Students trust universities to deliver on the promise that every topic taught is relevant, marketable, and will lead to clear returns on their investments (ROIs). But how do universities respond to changing market demands and variable classroom profiles, while also administering to the needs of thousands of students each year? How can institutions create a responsive classroom?
This is where data analytics comes in. By building infrastructures for data analysis, universities can more readily glean insights from the classroom and more quickly respond to the needs of students and employers alike.
In our own university-partnered web development program, we make use of a range of data analysis tools to create the responsive classroom, such as those for tracking everything from student sentiment and GPA distribution, to curriculum pacing and difficulty level, to market demand and requirements for job opportunities.

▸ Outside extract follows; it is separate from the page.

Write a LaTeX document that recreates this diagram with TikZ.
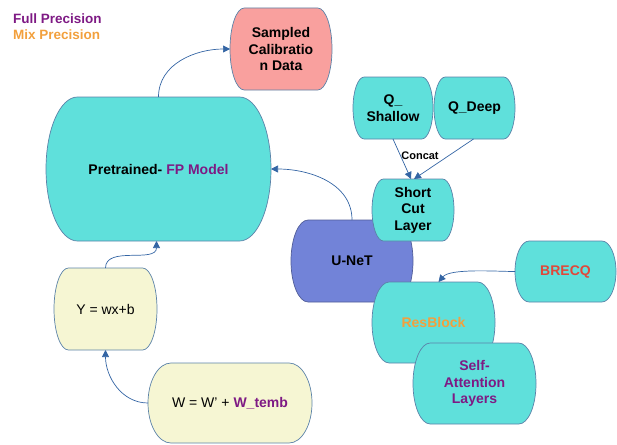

Strong Programs and Student Perception
The outcome of this responsive classroom investment has been an enduring ability to create strong programs with a highly consistent student experience across our programs in various markets.
As an example of our data-driven approach to program management, we’ve long invested in regular monitoring of student perception. As any struggling student in web development will say, part of the barrier to success lies in the challenge of maintaining motivation and confidence against increasingly difficult subjects. For this reason, we conduct frequent “check-ins” to quantify students’ perception of soft-factors like pace, self-mastery, instructor engagement, and more. This feedback, when coupled to student data on performance and grades, allow us to identify trends, remedy early situations, trigger curriculum changes, and compare classrooms for consistency and accountability.

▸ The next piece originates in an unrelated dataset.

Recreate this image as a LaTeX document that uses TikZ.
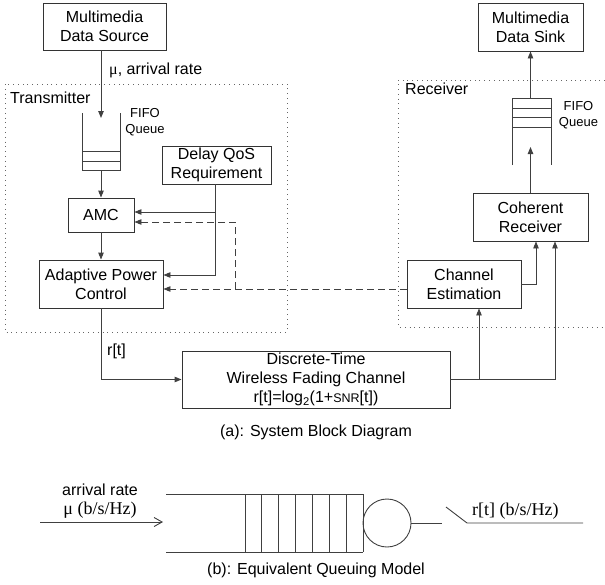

Since our programs first began, we’ve collected over 4,500 student feedback reports and counting.
Yet, as important as data analysis has been to our understanding of the responsive classroom, it has been even more important to understanding the market conditions outside. In the fast-changing world of technical trades and digital skills, now more than ever is it necessary to rely on market data in curriculum design. For this reason, we constantly benchmark our programs against real-world feedback from employer partners, regional job data, and validated market trends.
This is a trajectory we expect will continue across continuing education programs, both inside and outside of technical fields.
Quality assurance has always been a top of the mind concern for continuing education. Based upon everything we’ve learned from our university-partnered programs, we believe better data analysis is a critical key in delivering true ROI to students.